5 leçons climatiques tirées de la fournaise de Phoenix

Publié le 28 août 2023

Des millions d’Américains ont eu très chaud cet été. Des phénomènes météorologiques dopés par les gaz à effet de serre ont contribué à maintenir les températures à des niveaux extrêmes et dangereux. Phoenix a battu toutes sortes de records. Mais dans cette ville située en plein désert de l’Arizona, on tente de s’adapter… même si le mercure risque de grimper encore.

Deux personnes assises devant un immense ventilateur.
Le 19 juillet 2023, des gens tentent de se rafraîchir au centre Justa pour les sans-abri alors que la température atteint 40 degrés Celsius à Phoenix. Photo : La Presse canadienne / AP/Ross D. Franklin

1. Des villes aux températures « trop » extrêmes pour le corps humain
1. Des villes aux températures « trop » extrêmes pour le corps humain

Il faut quelques heures au cerveau d’un visiteur pour comprendre que le corps humain n’apprécie pas vraiment les 45 degrés Celsius. Ce n’est pas tant le soleil sur la peau que la chaleur qu’il émet.

Après quelques heures à ces températures élevées, l'énergie se dissipe, la patience s’évapore. Le visiteur cherche l’ombre et l’eau. Mais pas celle de la bouteille laissée dans un véhicule stationné sous le soleil.

La normalité des choses n’existe plus : les poignées de porte en métal brûlent, les bancs de parc en plastique perdent leur utilité. Même le cellulaire réclame un peu de fraîcheur…

À Phoenix, le répit vient surtout avec l’air climatisé. En pleine chaleur, les rues sont désertes. Ceux qui doivent sortir le font rapidement. Les activités extérieures se font très tôt ou après le coucher du soleil. Des conditions bien difficiles pour ceux qui n’ont pas de domicile où emmagasiner un peu de fraîcheur.
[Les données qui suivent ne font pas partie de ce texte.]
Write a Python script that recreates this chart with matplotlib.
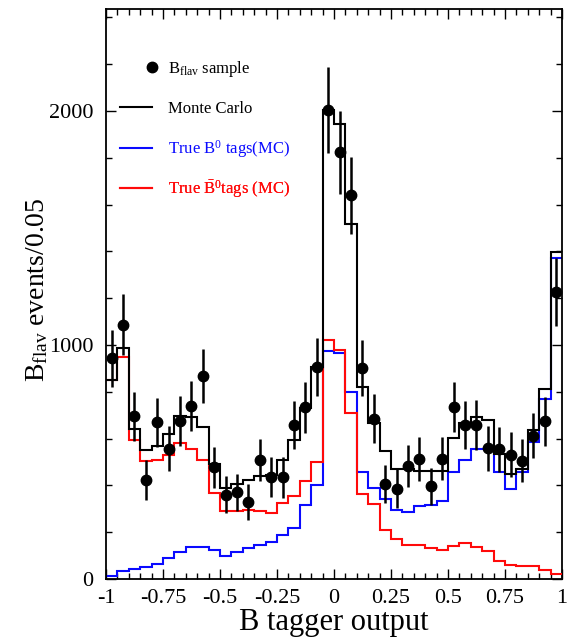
import numpy as np
import matplotlib
matplotlib.use("Agg")
import matplotlib.pyplot as plt
from matplotlib.lines import Line2D
from matplotlib.legend_handler import HandlerBase

# ---------------- data ----------------
bin_lo, bin_hi, n_bins = -1.0, 1.0, 40
bin_edges = np.linspace(bin_lo, bin_hi, n_bins + 1)
bin_centers = 0.5 * (bin_edges[:-1] + bin_edges[1:])

data_counts = [944, 1087, 695, 424, 670, 557, 674, 741, 866, 477,
               360, 370, 329, 510, 436, 434, 657, 734, 906, 2005,
               1824, 1640, 902, 685, 407, 386, 484, 514, 396, 513,
               735, 657, 660, 558, 554, 532, 506, 613, 674, 1228]
data_err = [122, 130, 105, 85, 105, 96, 107, 107, 115, 89,
            80, 80, 76, 90, 85, 88, 103, 110, 125, 185,
            178, 165, 121, 105, 82, 83, 90, 94, 80, 92,
            108, 103, 107, 98, 96, 95, 93, 98, 105, 145]
mc_total = [852, 987, 641, 553, 570, 621, 695, 692, 648, 491,
            389, 408, 424, 441, 446, 510, 593, 730, 905, 2003,
            1946, 1517, 820, 667, 546, 470, 468, 462, 460, 460,
            604, 665, 692, 680, 534, 447, 470, 638, 813, 1399]
mc_b0 = [11, 33, 43, 51, 64, 90, 115, 137, 137, 125,
         97, 115, 132, 144, 157, 187, 220, 315, 403, 973,
         965, 798, 456, 389, 340, 296, 286, 313, 316, 332,
         456, 510, 556, 556, 459, 385, 458, 584, 770, 1370]
mc_b0bar = [849, 947, 595, 503, 510, 528, 581, 557, 510, 369,
            291, 291, 297, 291, 284, 323, 354, 420, 501, 1022,
            980, 709, 364, 322, 211, 172, 144, 144, 132, 123,
            142, 154, 135, 118, 78, 61, 54, 54, 37, 21]

x_ticks = [-1, -0.75, -0.5, -0.25, 0, 0.25, 0.5, 0.75, 1]
x_tick_labels = ["-1", "-0.75", "-0.5", "-0.25", "0", "0.25", "0.5", "0.75", "1"]
y_ticks = [0, 1000, 2000]
y_tick_labels = ["0", "1000", "2000"]

legend_labels = [r"B$_{\rm flav}$ sample", "Monte Carlo",
                 r"True B$^{0}$ tags(MC)", r"True $\bar{\mathrm{B}}^{0}$tags (MC)"]
legend_colors = ["black", "black", "#0a0aff", "#ff0a0a"]

# ---------------- style ----------------
plt.rcParams["font.family"] = ["Liberation Serif", "DejaVu Serif"]
plt.rcParams["mathtext.fontset"] = "custom"
plt.rcParams["mathtext.rm"] = "Liberation Serif"
plt.rcParams["mathtext.it"] = "Liberation Serif:italic"
plt.rcParams["mathtext.bf"] = "Liberation Serif:bold"
plt.rcParams["axes.unicode_minus"] = False

fig = plt.figure(figsize=(5.73, 6.38), dpi=100)
fig.patch.set_facecolor("white")
ax = fig.add_axes([106 / 573, 1 - 579 / 638, 456 / 573, 570 / 638])

lw = 1.5
ax.stairs(mc_b0, bin_edges, baseline=None, color=legend_colors[2], lw=lw, zorder=2)
ax.stairs(mc_b0bar, bin_edges, baseline=None, color=legend_colors[3], lw=lw, zorder=3)
ax.stairs(mc_total, bin_edges, baseline=None, color="black", lw=lw, zorder=4)
ax.errorbar(bin_centers, data_counts, yerr=data_err, fmt="o", color="black",
            ms=7.5, elinewidth=1.8, capsize=0, zorder=5)

ax.set_xlim(bin_lo, bin_hi)
ax.set_ylim(0, 2436)

ax.set_xticks(x_ticks)
ax.set_xticklabels(x_tick_labels)
ax.set_xticks(np.arange(-1, 1.0001, 0.05), minor=True)
ax.set_yticks(y_ticks)
ax.set_yticklabels(y_tick_labels)
ax.set_yticks(np.arange(0, 2436, 200), minor=True)

ax.tick_params(which="both", direction="in", top=True, right=True, width=1.0,
               labelsize=16, colors="black")
ax.tick_params(which="major", length=7.5)
ax.tick_params(which="minor", length=4.3)
ax.tick_params(axis="x", which="major", pad=7)
ax.tick_params(axis="y", which="major", pad=9)
for s in ax.spines.values():
    s.set_linewidth(1.3)

ax.set_xlabel("B tagger output", fontsize=22)
ax.xaxis.label.set_va("baseline")
ax.xaxis.set_label_coords(0.5, -0.0895)
ax.set_ylabel(r"B$_{\rm flav}$ events/0.05", fontsize=20)
ax.yaxis.set_label_coords(-0.122, 0.507)


class HandlerDotRight(HandlerBase):
    def create_artists(self, legend, orig_handle, xdescent, ydescent,
                       width, height, fontsize, trans):
        ln = Line2D([width - xdescent], [(height - ydescent) / 2],
                    linestyle="none", marker="o", color="black",
                    markersize=orig_handle.get_markersize())
        ln.set_transform(trans)
        return [ln]


handles = [Line2D([], [], linestyle="none", marker="o", color="black", markersize=7.5),
           Line2D([], [], color="black", lw=lw),
           Line2D([], [], color=legend_colors[2], lw=lw),
           Line2D([], [], color=legend_colors[3], lw=lw)]
row_y = [0.8953, 0.8251, 0.7549, 0.6847]
for i, (h, lab, col, yy) in enumerate(zip(handles, legend_labels, legend_colors, row_y)):
    hm = {h: HandlerDotRight()} if i == 0 else None
    leg = ax.legend([h], [lab], handler_map=hm, loc="center left",
                    bbox_to_anchor=(0.0307, yy), frameon=False, fontsize=12,
                    handlelength=1.92, handletextpad=0.95, borderpad=0,
                    borderaxespad=0)
    leg.get_texts()[0].set_color(col)
    ax.add_artist(leg)

fig.savefig("out.png", dpi=100)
Les itinérants sont parmi les plus vulnérables. Surtout ceux qui campent sur l’asphalte du centre de Phoenix. Chaud n’est pas le bon mot, lance Ajoana, rencontrée près d’une douche improvisée avec un tuyau d’arrosage attaché à une clôture. C’est brûlant. Comme en enfer! Elle dort mal sous la tente, sommeillant en agitant un morceau de carton près de son visage.

Il y a une semaine où ça a été vraiment pénible. Je pense qu’ils ont trouvé trois morts. Des gens parfois intoxiqués, dont le corps n’a pas supporté les longues périodes de chaleur.
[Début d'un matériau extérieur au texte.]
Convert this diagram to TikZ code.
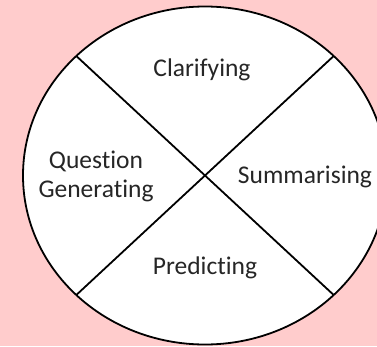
\documentclass[tikz,border=0pt]{standalone}
\usepackage{fontspec}
\setmainfont{Carlito}[Ligatures=NoCommon]
\usetikzlibrary{calc}
\definecolor{bgpink}{RGB}{255,204,204}
\tikzset{
  sector/.style={font=\fontsize{25.5}{29}\selectfont, text=black!85, align=center},
  divider/.style={line width=1.8pt}
}

\begin{document}
\begin{tikzpicture}[x=1pt,y=1pt]
\useasboundingbox (0,0) rectangle (377,346);
\fill[bgpink] (0,0) rectangle (377,346);
\clip (0,0) rectangle (377,346);
\coordinate (c) at (205,170.5);
\draw[divider,fill=white] (c) ellipse [x radius=182, y radius=169];
\coordinate (nw) at ($(c)+(-128.7,119.5)$);
\coordinate (ne) at ($(c)+(128.7,119.5)$);
\coordinate (sw) at ($(c)+(-128.7,-119.5)$);
\coordinate (se) at ($(c)+(128.7,-119.5)$);
\draw[divider] (nw) -- (se);
\draw[divider] (ne) -- (sw);
\node[sector] (clar) at (202,276) {Clarifying};
\node[sector] (quest) at (96,170) {Question\\Generating};
\node[sector] (summ) at (305,169) {Summarising};
\node[sector] (pred) at (205,78) {Predicting};
\end{tikzpicture}
\end{document}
Le secteur surnommé The Zone est un des endroits qui inquiètent beaucoup les autorités municipales. De l’eau fraîche, des solutions hydratantes et des conseils sont régulièrement dispensés par une petite armée de bénévoles.

Nos appels au 911 sont prioritaires, explique Michelle Litwin, du programme de réponse à la chaleur pour Phoenix. Les hôpitaux ont ajusté leurs routines. Les corps en surchauffe sont plongés dans un sac mortuaire rempli de glace.

Chaque matin, un autobus municipal se gare près du campement. C’est un refuge climatisé de plus pour aider les corps à rester fonctionnels. Une autre mesure pour tenter d’éviter les morts. Lorsqu’il fait très chaud, Ajoana consacre ses journées à rester au frais. Si l’on voit quelqu’un qui a l’air déshydraté, on lui donne à boire. Tant qu’on reste ensemble, on est en sécurité.

Un homme marche dans une rue asphaltée.
La chaleur extrême enregistrée à Phoenix nuit à la qualité de vie de ses résidents. Photo : Getty Images / Mario Tama

2. Tous ne sont pas égaux devant les chaleurs extrêmes
2. Tous ne sont pas égaux devant les chaleurs extrêmes

Contrairement aux itinérants, la vaste majorité des habitants de Phoenix a accès à l’air climatisé le jour et la nuit. L’été, la ville dépend plus que jamais de son réseau électrique. Le son des climatiseurs est omniprésent.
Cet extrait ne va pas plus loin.